I was out hunting over the weekend and it just amazes me how many coot can sit in a slue. I know this is just random. But my God you can see em by the hundreds. It also amazes me how dumb they are. 3 guns can be going off like world war 3 and they all just float around in the water like nothing is happening while the rest of the ducks in the section are flying off to mexico. I think its just funny.


----------



## rooster_david (May 13, 2010)

They make good confidence decoys if they just set there.


----------



## brandon327 (Jun 21, 2011)

They make good gumbo too. ( That is what I hear.)


----------



## beretta16 (Aug 29, 2009)

You can't really beat a coot for table fare.

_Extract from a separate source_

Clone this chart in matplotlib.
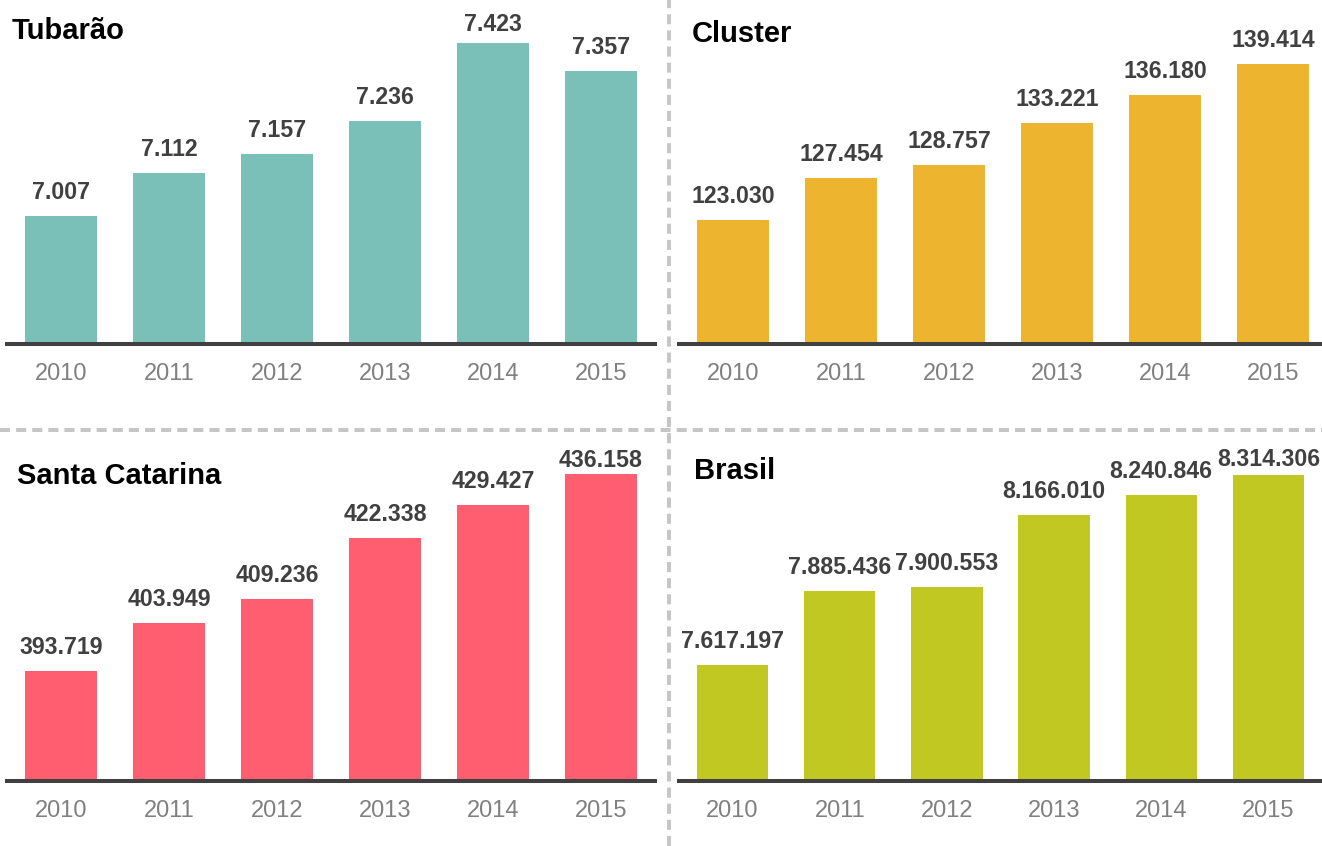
import matplotlib
matplotlib.use("Agg")
import matplotlib.pyplot as plt
from matplotlib.lines import Line2D

plt.rcParams["font.family"] = ["Liberation Sans", "DejaVu Sans"]

W, H, DPI = 1322, 846, 100

years = ["2010", "2011", "2012", "2013", "2014", "2015"]

tubarao = [7007, 7112, 7157, 7236, 7423, 7357]
cluster = [123030, 127454, 128757, 133221, 136180, 139414]
santa_catarina = [393719, 403949, 409236, 422338, 429427, 436158]
brasil = [7617197, 7885436, 7900553, 8166010, 8240846, 8314306]

titles = ["Tubarão", "Cluster", "Santa Catarina", "Brasil"]
colors = ["#7BC0B8", "#EDB42F", "#FF5E70", "#C2C822"]

DARK = "#404040"
GREY = "#808080"
DASH = "#C6C6C6"


def fmt(v):
    return f"{v:,}".replace(",", ".")


fig = plt.figure(figsize=(W / DPI, H / DPI), dpi=DPI)
fig.patch.set_facecolor("white")

# panel layout in pixels: left, right, top, bottom, y-range, title x/baseline, label cap
panels = [
    dict(data=tubarao, box=(7, 655, 0, 344), ylim=(6700, 6700 + 344 / 0.416),
         title_xy=(12, 39), cap=31),
    dict(data=cluster, box=(679, 1327, 0, 344), ylim=(110000, 110000 + 344 / 9.52e-3),
         title_xy=(692, 42), cap=None),
    dict(data=santa_catarina, box=(7, 655, 432, 781),
         ylim=(370000, 370000 + 349 / 4.642e-3), title_xy=(17, 484), cap=467),
    dict(data=brasil, box=(679, 1322, 432, 781),
         ylim=(7190000, 7190000 + 349 / 2.7256e-4), title_xy=(694, 479), cap=466),
]

for p, title, color in zip(panels, titles, colors):
    l, r, t, b = p["box"]
    ax = fig.add_axes([l / W, 1 - b / H, (r - l) / W, (b - t) / H])
    ax.set_xlim(-0.5, 5.5)
    ax.set_ylim(*p["ylim"])
    ax.axis("off")

    xs = list(range(len(years)))
    ax.bar(xs, [v - p["ylim"][0] for v in p["data"]], bottom=p["ylim"][0],
           width=0.665, color=color, zorder=2)
    ax.axhline(p["ylim"][0], color=DARK, lw=2.9, clip_on=False, zorder=3)

    for x, v, yr in zip(xs, p["data"], years):
        _, ydisp = ax.transData.transform((x, v))
        top_px = H - ydisp
        base_px = top_px - 17
        if p["cap"] is not None:
            base_px = max(base_px, p["cap"])
        ax.annotate(fmt(v), xy=(x, v), xytext=(0, top_px - base_px),
                    textcoords="offset pixels", ha="center", va="baseline",
                    fontsize=16.7, fontweight="bold", color=DARK,
                    annotation_clip=False)
        ax.annotate(yr, xy=(x, p["ylim"][0]), xytext=(0, -36),
                    textcoords="offset pixels", ha="center", va="baseline",
                    fontsize=17, color=GREY, annotation_clip=False)

    tx, ty = p["title_xy"]
    fig.text(tx / W, 1 - ty / H, title, ha="left", va="baseline",
             fontsize=21, fontweight="bold", color="black")

# dashed separators between the four panels
dash_style = (0, (2.5, 1.5))
fig.add_artist(Line2D([669 / W, 669 / W], [0, 1], color=DASH, lw=2.9,
                      linestyle=dash_style, transform=fig.transFigure))
fig.add_artist(Line2D([0, 1], [1 - 430 / H, 1 - 430 / H], color=DASH, lw=2.9,
                      linestyle=dash_style, transform=fig.transFigure))

fig.savefig("out.png", dpi=DPI, facecolor="white")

Don't let the dark meat fool you, they are less gamey than ducks and a little more tender. One of my favorite recipes is to wrap them with bacon and to stuff jalepenos in the center of the breast by cutting a little slice and then grilling them. It's very similar in taste to venison.


----------



## HugeBurrito2k6 (Oct 25, 2011)

I just went hunting for my first time ever and i kept seeing all of these black ducks next to the road. I noticed that they were not scared of me so i threw out my decoys and they would swim right into them. Shot up alot of my decoys killing them but me and my buddy walked away with 2 coots at the end of the day! :beer: I am so excited to eat them with my burrito recipe! Boy i thought duck hunting would be so much harder than this! Turns out im already a pro since limiting out my very first time. I can tell im going to go threw alot of decoys...o well i guess


----------



## HugeBurrito2k6 (Oct 25, 2011)

Here is a pic of me and my buddy Gill with one of our many kills on the awesome hunt


----------



## t.crawford714 (Nov 7, 2008)

Speaking of coot, I'm going back out tomorrow, I wasn't paying attention to the regs, I can get 15 of the suckers. I played it safe at 6. But before I could get my 5th decoy out they were swimming in.

EDIT: Yes, I actually shoot out of this red Ranger, no cover. The coot didn't seem to mind :rollin:


----------



## HugeBurrito2k6 (Oct 25, 2011)

Damn Crawford! Some nice birds you got there! :beer:


----------



## dakotashooter2 (Oct 31, 2003)

I just can't bring myself to shoot them............... Like shooting fish in a barrel................. oke:


----------



## HugeBurrito2k6 (Oct 25, 2011)

My man Gill and I have no problem laying the smack down on these birds! Im so happy Crawford joined the elite league of coot hunting. :beer:


----------